*** RECORDED DATA
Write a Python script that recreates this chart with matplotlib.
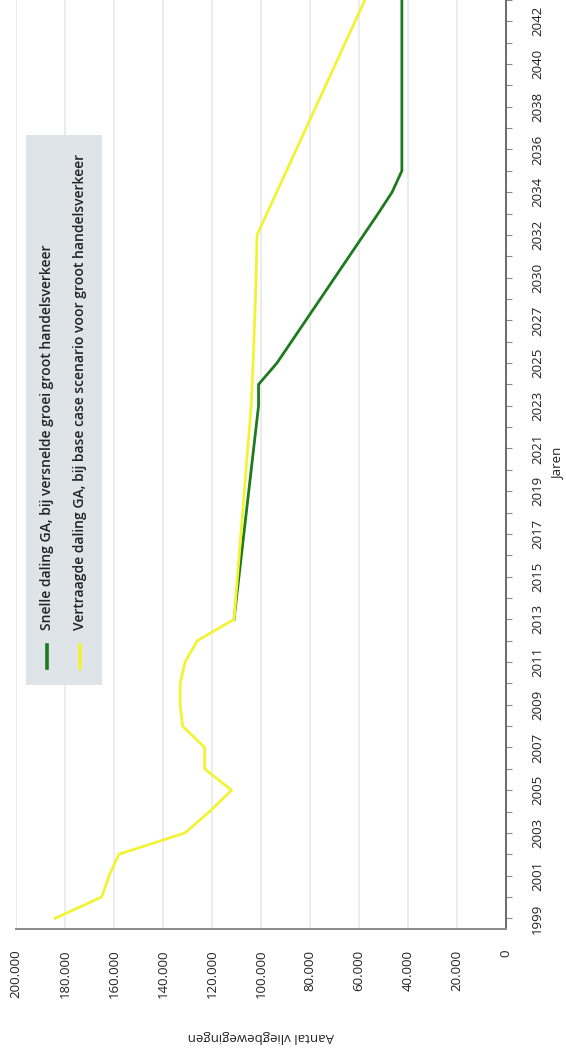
import numpy as np
import matplotlib
matplotlib.use("Agg")
import matplotlib.pyplot as plt
from matplotlib.patches import Rectangle
from matplotlib.lines import Line2D

# ---------------- data ----------------
years = [str(y) for y in range(1999, 2029)] + [str(y) for y in range(2030, 2044)]

# base case (yellow)
vertraagd = [184000, 165000, 162000, 158000, 131000, 121000, 112000, 123000,
             123000, 132000, 133000, 133000, 131000, 126000, 111000, 110300,
             109600, 108900, 108200, 107500, 106800, 106100, 105400, 104700,
             104000, 103600, 103200, 102900, 102600, 102300, 102000, 101800,
             101600, 97600, 93600, 89600, 85600, 81600, 77600, 73600,
             69600, 65600, 61600, 57600]

# fast decline (green) - starts in 2013
snel = [None] * 14 + [111000, 110000, 109000, 108000, 107000, 106000, 105000,
                      104000, 103000, 102000, 101000, 101000, 93500, 87600,
                      81700, 75800, 69900, 64000, 58100, 52200, 46500, 42500,
                      42500, 42500, 42500, 42500, 42500, 42500, 42500, 42500]

value_ticks = [0, 20000, 40000, 60000, 80000, 100000, 120000, 140000, 160000, 180000, 200000]
value_labels = ["0", "20.000", "40.000", "60.000", "80.000", "100.000",
                "120.000", "140.000", "160.000", "180.000", "200.000"]

series_names = ["Snelle daling GA, bij versnelde groei groot handelsverkeer",
                "Vertraagde daling GA, bij base case scenario voor groot handelsverkeer"]
x_title = "Jaren"
y_title = "Aantal vliegbewegingen"

# ---------------- style ----------------
plt.rcParams["font.family"] = ["Open Sans", "DejaVu Sans"]
W, H = 566, 1056
GREEN = "#1d7a1d"
YELLOW = "#f3f335"

fig = plt.figure(figsize=(W / 100, H / 100), dpi=100)
fig.patch.set_facecolor("white")

def fx(px):
    return px / W

def fy(py):
    return 1 - py / H

ax = fig.add_axes([fx(16), fy(929), fx(506) - fx(16), 1 - fy(929)])
idx = np.arange(len(years))

snel_arr = np.array([np.nan if v is None else v for v in snel], dtype=float)
vert_arr = np.array(vertraagd, dtype=float)

ax.plot(snel_arr, idx, color=GREEN, lw=2.0, solid_joinstyle="round", zorder=3)
ax.plot(vert_arr, idx, color=YELLOW, lw=2.0, solid_joinstyle="round", zorder=4)

ax.set_xlim(200000, 0)
ax.set_ylim(-0.5, 42.85)

ax.set_xticks(value_ticks)
ax.set_xticklabels(value_labels, rotation=90, fontsize=9.5, color="#222222")
ax.tick_params(axis="x", length=0, pad=15)

ax.yaxis.tick_right()
ax.set_yticks(idx)
ax.set_yticklabels([y if i % 2 == 0 else "" for i, y in enumerate(years)],
                   rotation=90, va="center", fontsize=9.5, color="#222222")
ax.tick_params(axis="y", length=4, width=0.8, color="#888888", pad=14, direction="out")

ax.grid(axis="x", color="#e9e9e9", lw=1.2, zorder=0)
ax.grid(axis="y", visible=False)
for s in ["top", "left"]:
    ax.spines[s].set_visible(False)
ax.spines["bottom"].set_color("#8a8a8a")
ax.spines["bottom"].set_linewidth(1.4)
ax.spines["right"].set_color("#6a6a6a")
ax.spines["right"].set_linewidth(1.4)

# axis titles (rotated page)
fig.text(fx(558), fy(464), x_title, rotation=90, ha="center", va="center",
         fontsize=9.5, color="#222222")
fig.text(fx(261), fy(1037), y_title, rotation=180, ha="center", va="center",
         fontsize=9.5, color="#222222")

# manual rotated legend
fig.patches.append(Rectangle((fx(26), fy(685)), fx(102) - fx(26), fy(135) - fy(685),
                             transform=fig.transFigure, facecolor="#dfe4e9",
                             edgecolor="none", zorder=5))
for xc, col, name in [(47, GREEN, series_names[0]), (80, YELLOW, series_names[1])]:
    fig.lines.append(Line2D([fx(xc), fx(xc)], [fy(668), fy(645)], transform=fig.transFigure,
                            color=col, lw=2.6, zorder=6))
    fig.text(fx(xc), fy(630), name, rotation=90, rotation_mode="anchor",
             ha="left", va="center", fontsize=10, fontweight="semibold",
             color="#222222", zorder=7)

fig.savefig("out.png", dpi=100, facecolor="white")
******
STATED EXERCISE:
The lines from the start of the data through the line that contains "years = [str(y)" are to be returned exactly, please, with both ends included and every picture left out.

THE SOLUTION:
Write a Python script that recreates this chart with matplotlib.
import numpy as np
import matplotlib
matplotlib.use("Agg")
import matplotlib.pyplot as plt
from matplotlib.patches import Rectangle
from matplotlib.lines import Line2D

# ---------------- data ----------------
years = [str(y) for y in range(1999, 2029)] + [str(y) for y in range(2030, 2044)]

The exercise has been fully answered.